**REQUIRED TASK**
Reproduce the listing below exactly, beginning with its first line and ending with the line that holds "const yTicks = [1585, 1590, 1595, 1600];"; pictures are not part of the copy.

**SOURCE DATA**
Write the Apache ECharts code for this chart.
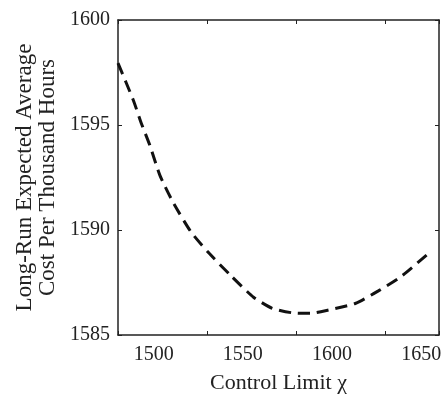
<!DOCTYPE html>
<html>
  <head>
    <meta charset="utf-8" />
    <title>Control Limit cost curve</title>
    <script src="https://cdn.jsdelivr.net/npm/echarts@6/dist/echarts.min.js"></script>
    <style>
      body { margin: 0; background: #fff; }
      #chart { width: 445px; height: 394px; }
    </style>
  </head>
  <body>
    <div id="chart"></div>
    <script>
      // control limit values (x) and cost values (y)
      const controlLimit = [1480, 1488.5, 1493, 1498, 1503.5, 1511, 1521, 1531, 1543, 1556, 1566.5, 1577.5, 1588, 1598, 1613, 1626, 1639, 1655];
      const cost = [1597.95, 1596.2, 1595.1, 1594.0, 1592.6, 1591.3, 1589.9, 1588.9, 1587.85, 1586.8, 1586.27, 1586.06, 1586.03, 1586.19, 1586.5, 1587.1, 1587.8, 1588.95];
      const xTicks = [1500, 1550, 1600, 1650];
      const yTicks = [1585, 1590, 1595, 1600];

      const font = 'Liberation Serif';
      const ink = '#222';

      const chart = echarts.init(document.getElementById('chart'));
      chart.setOption({
        backgroundColor: '#fff',
        animation: false,
        textStyle: { fontFamily: font },
        grid: { left: 118, right: 6, top: 20, bottom: 59, outerBoundsMode: 'none', containLabel: false },
        xAxis: [
          {
            type: 'value',
            min: 1480,
            max: 1660,
            interval: 50,
            name: 'Control Limit χ',
            nameLocation: 'middle',
            nameGap: 37,
            nameTextStyle: { fontFamily: font, fontSize: 22, color: ink },
            axisLine: { lineStyle: { color: ink, width: 1.5 } },
            axisTick: { inside: true, length: 4, lineStyle: { color: ink } },
            axisLabel: {
              fontFamily: font, fontSize: 20, color: ink, margin: 10,
              customValues: xTicks,
              formatter: v => String(v)
            },
            splitLine: { show: false }
          },
          {
            type: 'value',
            position: 'top',
            min: 1480,
            max: 1660,
            interval: 50,
            axisLine: { show: true, lineStyle: { color: ink, width: 1.5 } },
            axisTick: { inside: true, length: 4, lineStyle: { color: ink } },
            axisLabel: { show: false },
            splitLine: { show: false }
          }
        ],
        yAxis: [
          {
            type: 'value',
            min: 1585,
            max: 1600,
            interval: 5,
            name: 'Long-Run Expected Average\nCost Per Thousand Hours',
            nameLocation: 'middle',
            nameRotate: 90,
            nameGap: 57,
            nameTextStyle: { fontFamily: font, fontSize: 23, color: ink, lineHeight: 23 },
            axisLine: { show: true, lineStyle: { color: ink, width: 1.5 } },
            axisTick: { show: true, inside: true, length: 4, lineStyle: { color: ink } },
            axisLabel: {
              fontFamily: font, fontSize: 20, color: ink, margin: 8,
              customValues: yTicks,
              formatter: v => String(v)
            },
            splitLine: { show: false }
          },
          {
            type: 'value',
            position: 'right',
            min: 1585,
            max: 1600,
            interval: 5,
            axisLine: { show: true, lineStyle: { color: ink, width: 1.5 } },
            axisTick: { show: true, inside: true, length: 4, lineStyle: { color: ink } },
            axisLabel: { show: false },
            splitLine: { show: false }
          }
        ],
        series: [
          {
            type: 'line',
            data: controlLimit.map((x, i) => [x, cost[i]]),
            smooth: 0.2,
            showSymbol: false,
            lineStyle: { color: '#111', width: 3, type: [12, 7] }
          }
        ]
      });
    </script>
  </body>
</html>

**FINISHED EXERCISE**
Write the Apache ECharts code for this chart.
<!DOCTYPE html>
<html>
  <head>
    <meta charset="utf-8" />
    <title>Control Limit cost curve</title>
    <script src="https://cdn.jsdelivr.net/npm/echarts@6/dist/echarts.min.js"></script>
    <style>
      body { margin: 0; background: #fff; }
      #chart { width: 445px; height: 394px; }
    </style>
  </head>
  <body>
    <div id="chart"></div>
    <script>
      // control limit values (x) and cost values (y)
      const controlLimit = [1480, 1488.5, 1493, 1498, 1503.5, 1511, 1521, 1531, 1543, 1556, 1566.5, 1577.5, 1588, 1598, 1613, 1626, 1639, 1655];
      const cost = [1597.95, 1596.2, 1595.1, 1594.0, 1592.6, 1591.3, 1589.9, 1588.9, 1587.85, 1586.8, 1586.27, 1586.06, 1586.03, 1586.19, 1586.5, 1587.1, 1587.8, 1588.95];
      const xTicks = [1500, 1550, 1600, 1650];
      const yTicks = [1585, 1590, 1595, 1600];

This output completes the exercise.